Over 90 organic species have been determined in fine aerosols (PM2.5) collected during the summer and winter in Nanjing, a typical mega-city in China, using gas chromatography-mass spectrometry. The organic compounds detected were apportioned to four emission sources (i.e., plant emission, fossil fuel combustion, biomass burning, and soil resuspension) and secondary oxidation products. The most abundant classes of compounds are fatty acids, followed by sugars, dicarboxylic acids excluding oxalic and malonic acids, and n-alkanes, while alcohols, polyols/polyacids and lignin/sterols are less abundant. Total amounts of the seven classes of compounds were on average 938 ng m(-3) in the summer and 1301 ng m(-3) in the winter, respectively, contributing 0.26-1.96% of particle mass (PM2.5).

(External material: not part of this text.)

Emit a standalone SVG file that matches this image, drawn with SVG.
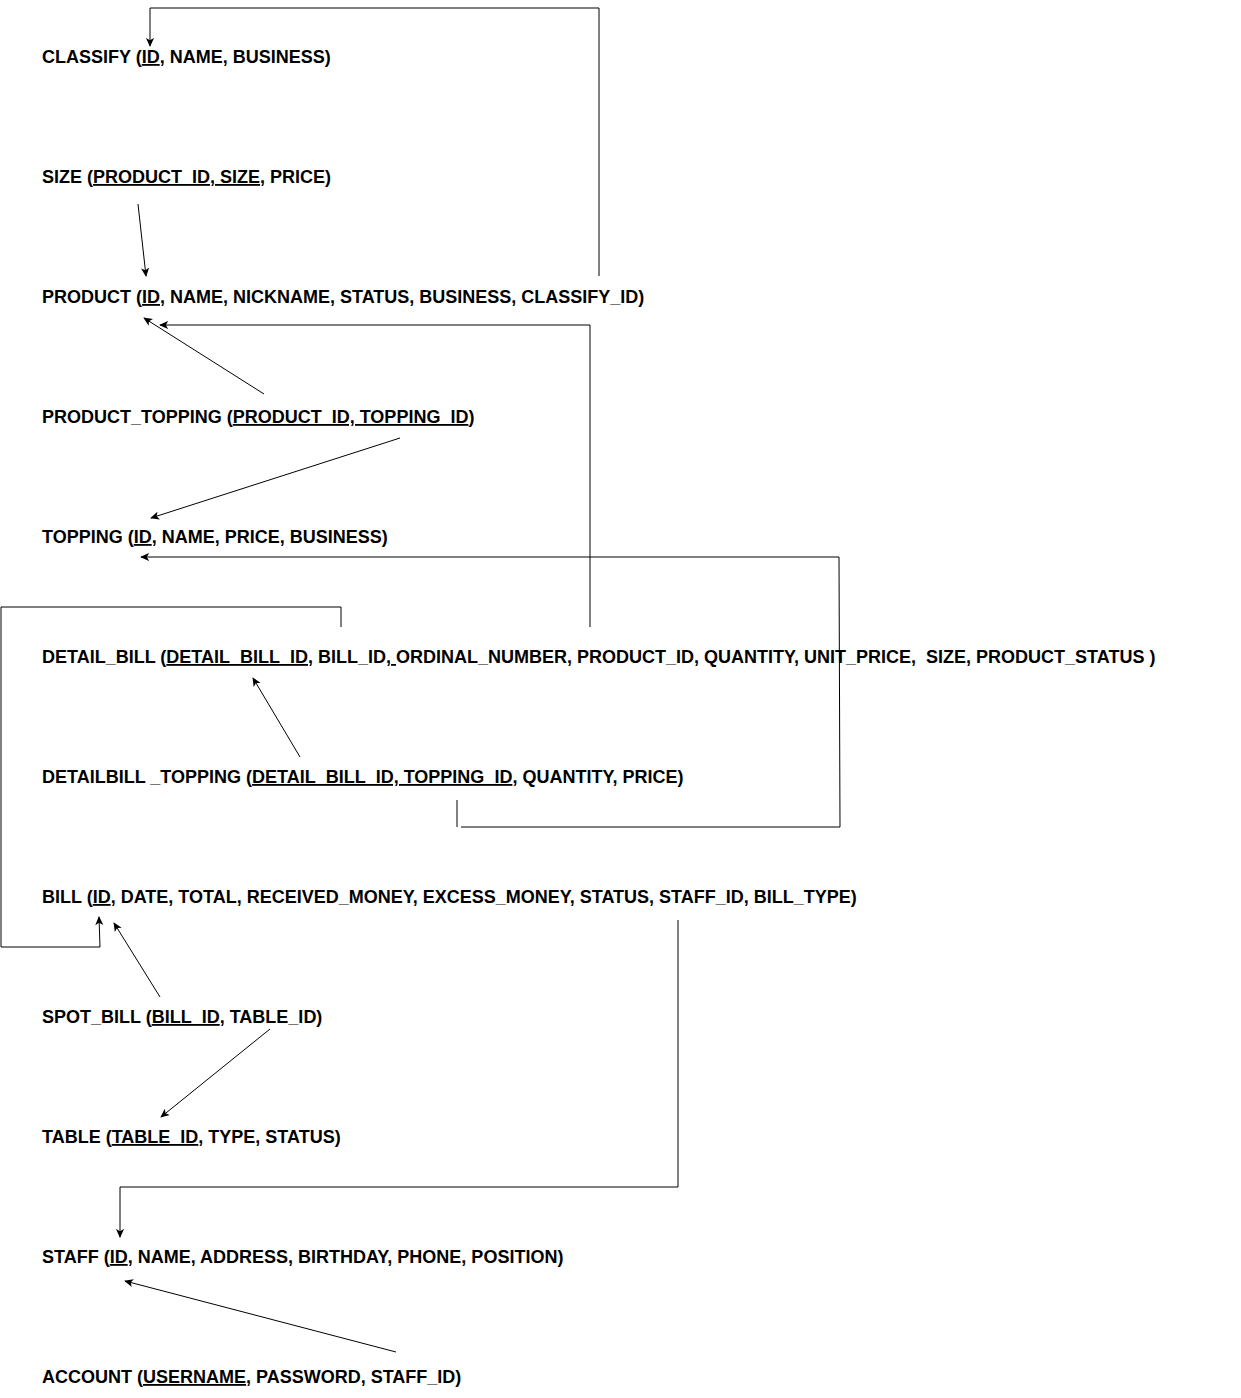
<svg xmlns="http://www.w3.org/2000/svg" width="1241" height="1398" viewBox="0 0 1241 1398">
<style>
text{font-family:"Liberation Sans",Arial,sans-serif;font-weight:bold;font-size:18px;fill:#000;white-space:pre}
.u{text-decoration:underline}
.c{fill:none;stroke:#000;stroke-width:1}
</style>
<defs>
<marker id="a" viewBox="0 0 10 10" refX="9" refY="5" markerWidth="9" markerHeight="9" markerUnits="userSpaceOnUse" orient="auto">
<path d="M0,0.5 L10,5 L0,9.5 L2.5,5 Z" fill="#000"/>
</marker>
</defs>
<rect width="1241" height="1398" fill="#fff"/>
<g id="connectors">
<path class="c" d="M599,276 V8 H150 V46" marker-end="url(#a)"/>
<path class="c" d="M138,204 L146,276" marker-end="url(#a)"/>
<path class="c" d="M264,394 L144,318" marker-end="url(#a)"/>
<path class="c" d="M590,627 V325 H160" marker-end="url(#a)"/>
<path class="c" d="M400,438 L151,518" marker-end="url(#a)"/>
<path class="c" d="M457,800 V827"/>
<path class="c" d="M461,827 H840 L839,557 H141" marker-end="url(#a)"/>
<path class="c" d="M300,757 L253,678" marker-end="url(#a)"/>
<path class="c" d="M341,627 V607 H1 V947 H100 L99,917" marker-end="url(#a)"/>
<path class="c" d="M160,997 L114,923" marker-end="url(#a)"/>
<path class="c" d="M270,1029 L161,1117" marker-end="url(#a)"/>
<path class="c" d="M678,920 V1187 H120 V1237" marker-end="url(#a)"/>
<path class="c" d="M396,1352 L125,1281" marker-end="url(#a)"/>
</g>
<g id="classify"><text x="42" y="63">CLASSIFY (<tspan class="u">ID</tspan>, NAME, BUSINESS)</text></g>
<g id="size"><text x="42" y="183">SIZE (<tspan class="u">PRODUCT_ID, SIZE</tspan>, PRICE)</text></g>
<g id="product"><text x="42" y="303">PRODUCT (<tspan class="u">ID</tspan>, NAME, NICKNAME, STATUS, BUSINESS, CLASSIFY_ID)</text></g>
<g id="product_topping"><text x="42" y="423">PRODUCT_TOPPING (<tspan class="u">PRODUCT_ID, TOPPING_ID</tspan>)</text></g>
<g id="topping"><text x="42" y="543">TOPPING (<tspan class="u">ID</tspan>, NAME, PRICE, BUSINESS)</text></g>
<g id="detail_bill"><text x="42" y="663">DETAIL_BILL (<tspan class="u">DETAIL_BILL_ID</tspan>, BILL_ID,<tspan class="u"> </tspan>ORDINAL_NUMBER, PRODUCT_ID, QUANTITY, UNIT_PRICE,  SIZE, PRODUCT_STATUS )</text></g>
<g id="detailbill_topping"><text x="42" y="783">DETAILBILL _TOPPING (<tspan class="u">DETAIL_BILL_ID, TOPPING_ID</tspan>, QUANTITY, PRICE)</text></g>
<g id="bill"><text x="42" y="903">BILL (<tspan class="u">ID</tspan>, DATE, TOTAL, RECEIVED_MONEY, EXCESS_MONEY, STATUS, STAFF_ID, BILL_TYPE)</text></g>
<g id="spot_bill"><text x="42" y="1023">SPOT_BILL (<tspan class="u">BILL_ID</tspan>, TABLE_ID)</text></g>
<g id="table"><text x="42" y="1143">TABLE (<tspan class="u">TABLE_ID</tspan>, TYPE, STATUS)</text></g>
<g id="staff"><text x="42" y="1263">STAFF (<tspan class="u">ID</tspan>, NAME, ADDRESS, BIRTHDAY, PHONE, POSITION)</text></g>
<g id="account"><text x="42" y="1383">ACCOUNT (<tspan class="u">USERNAME</tspan>, PASSWORD, STAFF_ID)</text></g>
</svg>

In the summer, n-alkanes were heavily enhanced by vegetation emissions with a maximum carbon number (Cmax) at C29, whereas they were dominated by emissions from fossil fuels combustion with a Cmax at C22/ C23 in the winter. Concentrations of unsaturated fatty acids were lower in the summer than in the winter, being consistent with enhanced photooxidation of unsaturated fatty acids in the summer. Concentrations of dicarboxylic acids for the summer aerosols were much higher in the daytime than in the nighttime, indicating increased photochemical production in the daytime. In the summer, plant emissions were the most significant source of organic aerosols, contributing more than 33% of total compound mass (TCM), followed by fossil fuel combustion or secondary oxidation. In contrast, fossil fuel combustion was the dominant source of winter organic aerosols, contributing more than 51% of TCM, followed by plant emissions and secondary oxidation products. The quantitative results on sugars and lignin pyrolysis products further suggested that biomass burning and soil resuspension are also significant sources of urban organic aerosols.[1]